Ian McMillan hasn’t got great hand/eye co-ordination, and maybe that’s part of the problem. Chuck him a ball and it stays chucked, not caught. He’s useless at jigsaws and that’s another part of the problem: Mrs Hinchliffe once took him to one side as the rest of the class were writing in their News Books and told him he was a clever lad and that tying shoelaces wasn’t as hard as he thought it was and what might help was to imagine the laces fastened, the job done, just like you start a jigsaw by imagining the finished picture, the one on the box. This just baffled the future 22nd Most Powerful Man in Radio because when he picked up a jigsaw he had no idea what to do and the pieces just looked like, well, pieces.
So in the end Ian McMillan just gave up with the shoelaces and let his mam tie them in the morning and Mrs Hinchliffe tie them in the evening and his name remained absent from the edges of the giant shoe on the classroom wall. It didn’t seem to matter too much because he was good at reading and writing, his number work was okay and he could recite all of Henry VIII’s wives.

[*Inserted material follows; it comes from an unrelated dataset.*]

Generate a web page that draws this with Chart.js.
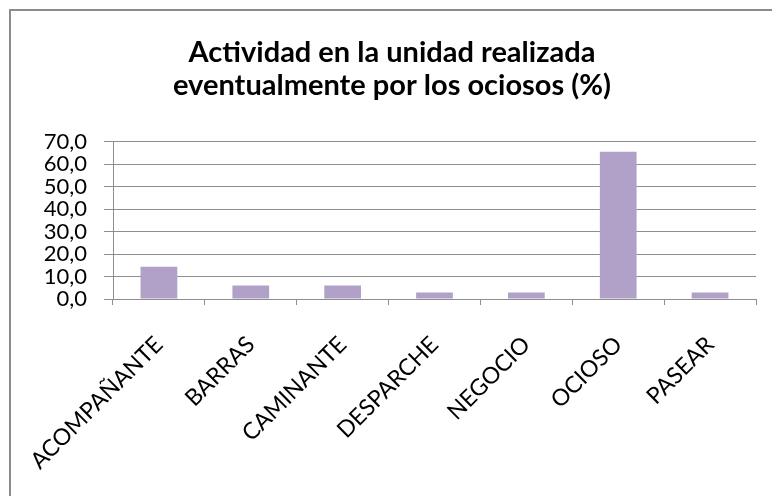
<!DOCTYPE html>
<html>
<head>
<meta charset="utf-8">
<script src="https://cdn.jsdelivr.net/npm/chart.js@4"></script>
<style>
  body { margin: 0; background: #fff; }
  #wrap { position: relative; width: 772px; height: 496px; overflow: hidden; }
  #frame { position: absolute; left: 9px; top: 9px; width: 800px; height: 600px;
           border-top: 2px solid #8c8c8c; border-left: 2px solid #8c8c8c; }
  canvas { position: absolute; left: 0; top: 0; }
</style>
</head>
<body>
<div id="wrap">
  <div id="frame"></div>
  <canvas id="chart" width="772" height="496"></canvas>
</div>
<script>
const categories = ['ACOMPAÑANTE', 'BARRAS', 'CAMINANTE', 'DESPARCHE', 'NEGOCIO', 'OCIOSO', 'PASEAR'];
const values = [14.4, 6.0, 6.0, 2.9, 2.9, 65.5, 2.9];
const titleLines = ['Actividad en la unidad realizada', 'eventualmente por los ociosos (%)'];

const ctx = document.getElementById('chart').getContext('2d');
const font = 'Lato, Calibri, sans-serif';

const chart = new Chart(ctx, {
  type: 'bar',
  data: {
    labels: categories,
    datasets: [{
      data: values,
      backgroundColor: '#b1a1c8',
      borderWidth: 0,
      barPercentage: 0.4,
      categoryPercentage: 1
    }]
  },
  options: {
    responsive: false,
    animation: false,
    layout: { padding: { left: 28, right: 16, top: 0, bottom: 0 } },
    plugins: {
      legend: { display: false },
      tooltip: { enabled: false },
      title: {
        display: true,
        text: titleLines,
        color: '#000',
        font: { family: font, size: 29, weight: 'bold', lineHeight: 1.15 },
        padding: { top: 36, bottom: 39 }
      }
    },
    scales: {
      x: {
        grid: { drawOnChartArea: false, offset: true, tickLength: 6, color: '#8e8e8e' },
        border: { color: '#8e8e8e' },
        ticks: {
          color: '#000',
          font: { family: font, size: 23 },
          maxRotation: 45,
          minRotation: 45,
          autoSkip: false,
          padding: 26
        },
        afterFit: s => { s.height = 197; }
      },
      y: {
        min: 0,
        max: 70,
        grid: { color: '#8e8e8e', tickLength: 9 },
        border: { color: '#8e8e8e' },
        ticks: {
          stepSize: 10,
          autoSkip: false,
          color: '#000',
          font: { family: font, size: 22 },
          padding: 17,
          callback: v => v.toFixed(1).replace('.', ',')
        },
        afterFit: s => { s.width = 85; }
      }
    }
  }
});
</script>
</body>
</html>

Secondary school was a bit of a problem but he just persuaded his mam that slip-on shoes were acceptable and Ian McMillan went through the next few years without ever having that anxiety dream he sometimes used to have where his feet were in huge shoes like that one on the classroom wall and he was trying to tie laces as thick as bellropes and all his classmates were laughing.
Now, though, as a mature man-about-Barnsley, he’s gone back, tentatively, to lace-ups. And he still can’t do them properly; his mam and Mrs Hinchliffe aren’t around to help so he has to try to do them himself. I know: it’s pathetic. He sweats. He wraps the laces around his thumb. He pulls too hard and they snap.
He knows what he wants for Christmas, anyway: some nice slip-on shoes!